CP: Well, when we first approached the Lebanon Opera House, they were skeptical. The guy thought we’d have an empty house. My friends were passing the word around, but after the article came out in the paper, there was this tipping point. They sold out three days beforehand; people were scalping tickets in the front. It was strange. It made me say, “Whoa, this resonates; this is universal humor.”
My friends are helping — they’re promotional machines. So many people believe in it, so I know there’s some energy in it. We’re going to take it city by city.
SD: Since you’ve started performing, has your brain clicked into a different gear, always alert for comic material?
CP: I’ve always had this ability to get outside myself and notice what’s funny. I always write it down, and I have these files of humorous material. It’s in five categories: bodily humor, stories about kids, gender stuff, my family, inn stories.
Now I’m kind of honing my skills, getting better at gleaning the humorous bits. I already have three topics for the next show. They’ll evolve out of what really resonates for people in this show.
SD: Sounds pretty organic.
CP: I’ve heard that comics have a hard time finding material; that’s the least of my worries. Standing up on stage doesn’t faze me. Whereas my husband wears Kotex maxi pads under his arms to introduce me. Athletic tape and a giant pad.
SD: Does he always introduce you?
CP: He does a lot. He makes comments and doesn’t tell me what he’s going to say — it’s his chance to get a little jab at me. Bruce went to UVM, so it’s sort of fun for him to be coming up here.
SD: Is he funny, too?
CP: He’s a dry-humor guy, very quiet. But he keeps me on my toes. People say, “You’re so good, but your husband!” I think it’s a mystery to a lot of people that someone could be married to me. But people are comforted by him — they’re like, “OK, if he’s game, we can let this go.”
SD: Was your husband attracted to your sense of humor?
CP: We didn’t get each other’s sense of humor [when] we worked together as ski coaches. He thought I was brash, loud, insensitive — I am all of those things. I thought he was aloof, not that much fun. We just caught on to each other after a couple years. He liked my strength and conviction; I liked that he called me on my bullshit.
SD: Who do you think is funny?
CP: Stockard Channing and Cher, during the “Sonny & Cher” show — those were the first people I thought were funny, when I was in middle school. Robin Williams. Jerry Seinfeld. Whoopi Goldberg. Ellen Degeneres.
SD: Do you watch comics on TV?
CP: I should watch, but I’m too busy cleaning toilets and taking care of kids. We just watch the Patriots and the Tour de France. But I listen to Jerry Seinfeld, one of his stand-up things. It’s amazing how you can not have the same kind of humor, but learn so much from listening and watching.
SD: Such as?
CP: Timing. I have delivery down, but I’m still learning this stuff. What to do while people are laughing. How to end a bit, take a little water break. The rhythms.

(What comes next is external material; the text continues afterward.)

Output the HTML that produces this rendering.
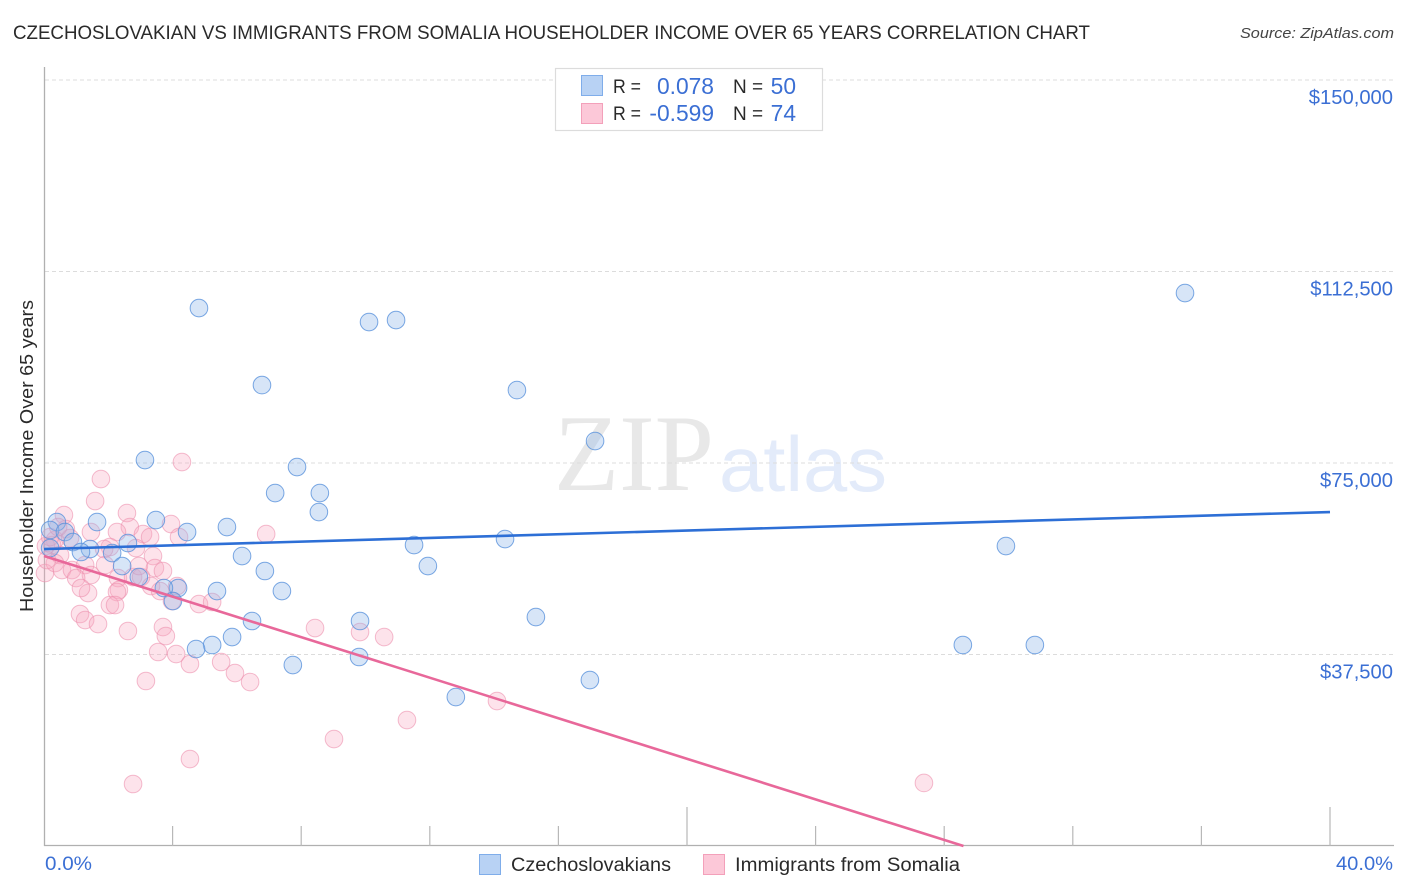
<!DOCTYPE html>
<html lang="en">
<head>
<meta charset="utf-8">
<title>Czechoslovakian vs Immigrants from Somalia Householder Income Over 65 Years Correlation Chart</title>
<style>
html,body{margin:0;padding:0;background:#fff;width:1406px;height:892px;overflow:hidden}
svg{display:block}
text{font-family:"Liberation Sans",sans-serif}
</style>
</head>
<body>
<svg id="chart" xmlns="http://www.w3.org/2000/svg" width="1406" height="892" viewBox="0 0 1406 892">
  <text x="13" y="39" font-size="19.5" fill="#2a2a2a" textLength="1077" lengthAdjust="spacingAndGlyphs">CZECHOSLOVAKIAN VS IMMIGRANTS FROM SOMALIA HOUSEHOLDER INCOME OVER 65 YEARS CORRELATION CHART</text>
  <text x="1240" y="38" font-size="15" font-style="italic" fill="#444" textLength="154" lengthAdjust="spacingAndGlyphs">Source: ZipAtlas.com</text>

  <g>
    <text x="554" y="490" font-size="109" fill="#e8e8e8" style="font-family:'Liberation Serif',serif" textLength="160" lengthAdjust="spacingAndGlyphs">ZIP</text>
    <text x="719" y="491" font-size="78" fill="#e3ebfa" textLength="168" lengthAdjust="spacingAndGlyphs">atlas</text>
  </g>

  <g id="grid"></g>
  <g id="axes"></g>
  <g id="ylabels"></g>
  <g id="points"></g>
  <g id="trends"></g>

  <text transform="translate(33,456) rotate(-90)" font-size="18.5" fill="#2a2a2a" text-anchor="middle" textLength="312" lengthAdjust="spacingAndGlyphs">Householder Income Over 65 years</text>
  <text x="45" y="870" font-size="19.5" fill="#3b6fd4" textLength="47" lengthAdjust="spacingAndGlyphs">0.0%</text>
  <text x="1336" y="870" font-size="19.5" fill="#3b6fd4" textLength="57" lengthAdjust="spacingAndGlyphs">40.0%</text>

  <g>
    <rect x="555.5" y="68.5" width="267" height="62" fill="#fff" stroke="#dcdcdc" stroke-width="1.2"/>
    <rect x="581.5" y="75.5" width="21" height="20" fill="#b8d2f4" stroke="#7fadea"/>
    <rect x="581.5" y="103.5" width="21" height="20" fill="#fcc8d8" stroke="#f3a0ba"/>
    <text x="613" y="93" font-size="19" fill="#2a2a2a" textLength="28" lengthAdjust="spacingAndGlyphs">R =</text>
    <text x="714" y="94" font-size="22.8" fill="#3b6fd4" text-anchor="end">0.078</text>
    <text x="733" y="93" font-size="19" fill="#2a2a2a">N =</text>
    <text x="796" y="94" font-size="22.8" fill="#3b6fd4" text-anchor="end">50</text>
    <text x="613" y="120" font-size="19" fill="#2a2a2a" textLength="28" lengthAdjust="spacingAndGlyphs">R =</text>
    <text x="714" y="121" font-size="22.8" fill="#3b6fd4" text-anchor="end">-0.599</text>
    <text x="733" y="120" font-size="19" fill="#2a2a2a">N =</text>
    <text x="796" y="121" font-size="22.8" fill="#3b6fd4" text-anchor="end">74</text>
  </g>

  <g>
    <rect x="479.5" y="854.5" width="21" height="20" fill="#b8d2f4" stroke="#7fadea"/>
    <text x="511" y="871" font-size="19" fill="#2a2a2a" textLength="160" lengthAdjust="spacingAndGlyphs">Czechoslovakians</text>
    <rect x="703.5" y="854.5" width="21" height="20" fill="#fcc8d8" stroke="#f3a0ba"/>
    <text x="735" y="871" font-size="19" fill="#2a2a2a" textLength="225" lengthAdjust="spacingAndGlyphs">Immigrants from Somalia</text>
  </g>
</svg>
<script>
const yTickValues = [150000, 112500, 75000, 37500];
const yTickLabels = ["$150,000", "$112,500", "$75,000", "$37,500"];
const xMinorTicks = [4, 8, 12, 16, 24, 28, 32, 36];
const xMajorTicks = [20, 40];

const czechX = [4.82,10.11,10.95,35.49,6.78,14.71,17.14,3.14,7.87,7.19,8.58,8.55,3.48,5.69,4.45,1.65,0.40,0.19,0.65,0.90,2.61,14.34,11.51,29.92,6.16,1.43,1.15,2.12,2.43,6.87,11.94,2.95,7.40,5.38,4.17,3.73,4.01,15.30,6.47,9.83,5.85,5.23,4.73,28.58,30.82,7.74,9.80,16.98,12.81,0.19];
const czechY = [105340,102600,102990,108280,90260,89280,79300,75580,74210,69120,69120,65400,63830,62460,61480,63440,63440,61870,61480,59520,59330,60110,58940,58740,56780,58150,57570,57370,54820,53850,54820,52670,49930,49930,50520,50520,47970,44840,44060,44060,40920,39360,38570,39360,39360,35440,37010,32500,29170,58350];

const somaliaX = [4.29,1.77,1.59,0.62,2.58,0.68,3.95,2.67,1.46,2.27,3.08,3.30,4.20,6.91,0.34,0.81,0.25,0.06,0.50,2.05,1.87,2.86,3.39,0.03,0.34,0.56,0.87,1.28,1.46,1.90,1.00,2.30,2.77,3.02,2.95,3.45,3.70,2.33,2.27,3.33,3.61,4.14,1.37,1.15,1.12,1.28,1.68,2.05,2.21,4.82,5.23,2.61,3.70,3.79,3.55,4.11,4.54,5.51,5.94,6.41,3.17,8.43,9.83,10.58,14.09,11.29,9.02,4.54,2.77,27.37,0.19,0.09,0.44,3.98];
const somaliaY = [75190,71860,67550,64810,65200,62070,63050,62460,61480,61480,61090,60500,60500,61090,59910,60310,58940,58740,56980,58540,58150,58350,56780,53450,55410,54040,54040,55020,53060,55020,52470,52470,52670,52670,54820,54430,53850,50120,49730,50910,49930,50910,49540,50520,45430,44250,43470,47190,47190,47380,47780,42100,42880,41120,37990,37590,35640,36030,33870,32110,32310,42680,41900,40920,28390,24670,20950,17030,12140,12340,60500,56000,62460,47970];

const czechTrendX = [0, 40];
const czechTrendY = [58150, 65400];
const somaliaTrendX = [0, 28.6];
const somaliaTrendY = [56780, 0];

const NS = "http://www.w3.org/2000/svg";
const xPx = v => 44 + v * 32.15;
const yPx = v => 846 - v * 191.5 / 37500;

function make(parent, tag, attrs) {
  const el = document.createElementNS(NS, tag);
  for (const k in attrs) el.setAttribute(k, attrs[k]);
  parent.appendChild(el);
  return el;
}

const grid = document.getElementById("grid");
const axes = document.getElementById("axes");
const ylabels = document.getElementById("ylabels");
const points = document.getElementById("points");
const trends = document.getElementById("trends");

yTickValues.forEach((v, i) => {
  const line = make(grid, "line", {x1: 45, x2: 1394, y1: yPx(v), y2: yPx(v), stroke: "#dcdcdc", "stroke-width": 1, "stroke-dasharray": "4 3"});
  
  
  const label = make(ylabels, "text", {x: 1393, y: yPx(v) + 24, "font-size": 20.2, fill: "#3b6fd4", "text-anchor": "end"});
  label.textContent = yTickLabels[i];
  
  
});

const yAxis = make(axes, "line", {x1: 44.5, x2: 44.5, y1: 67, y2: 846, stroke: "#b0b0b0", "stroke-width": 1.3});


const xAxis = make(axes, "line", {x1: 44, x2: 1394, y1: 845.5, y2: 845.5, stroke: "#b0b0b0", "stroke-width": 1.3});



xMinorTicks.forEach(v => {
  const t = make(axes, "line", {x1: xPx(v), x2: xPx(v), y1: 826, y2: 846, stroke: "#b8b8b8", "stroke-width": 1.2});
  
  
});
xMajorTicks.forEach(v => {
  const t = make(axes, "line", {x1: xPx(v), x2: xPx(v), y1: 807, y2: 846, stroke: "#b8b8b8", "stroke-width": 1.2});
  
  
});

somaliaX.forEach((x, i) => {
  const c = make(points, "circle", {cx: xPx(x), cy: yPx(somaliaY[i]), r: 8.8, fill: "#f8a9c0", "fill-opacity": 0.32, stroke: "#ec8fad", "stroke-opacity": 0.6, "stroke-width": 1});
  
  
});
czechX.forEach((x, i) => {
  const c = make(points, "circle", {cx: xPx(x), cy: yPx(czechY[i]), r: 8.8, fill: "#90b8ea", "fill-opacity": 0.36, stroke: "#5a92dc", "stroke-opacity": 0.8, "stroke-width": 1});
  
  
});

const somaliaTrend = make(trends, "line", {x1: xPx(somaliaTrendX[0]), y1: yPx(somaliaTrendY[0]), x2: xPx(somaliaTrendX[1]), y2: yPx(somaliaTrendY[1]), stroke: "#e8689a", "stroke-width": 2.6});


const czechTrend = make(trends, "line", {x1: xPx(czechTrendX[0]), y1: yPx(czechTrendY[0]), x2: xPx(czechTrendX[1]), y2: yPx(czechTrendY[1]), stroke: "#2d6fd6", "stroke-width": 2.6});


</script>
</body>
</html>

SD: So it’s all in the timing?
CP: Yes, the building of timing. Sometimes I just stumble upon it, but there’s a lot of work to be done, polishing the show. Though of course I’ll never be truly polished.
SD: Are your kids funny?
CP: One has Bruce’s subtle style, one has my piss-and-vinegar humor. The littlest one has both. People say, “That guy is funny!” And he’s 3!
SD: They don’t get to see your act?
CP: No. The oldest one can read. I tell him some of the stories without the graphic parts. But they are proud; they know that people like to hear my stories and that they are for grown-ups. For about a month after my last show, my 3-year-old would say, “Congratulations!” and give me a hug — because he’d hear other people say it.
SD: With all the work you have at home, how do you do all this?
CP: I sacrifice cleaning my own toilet . . . I’m not a perfectionist; that really helps out.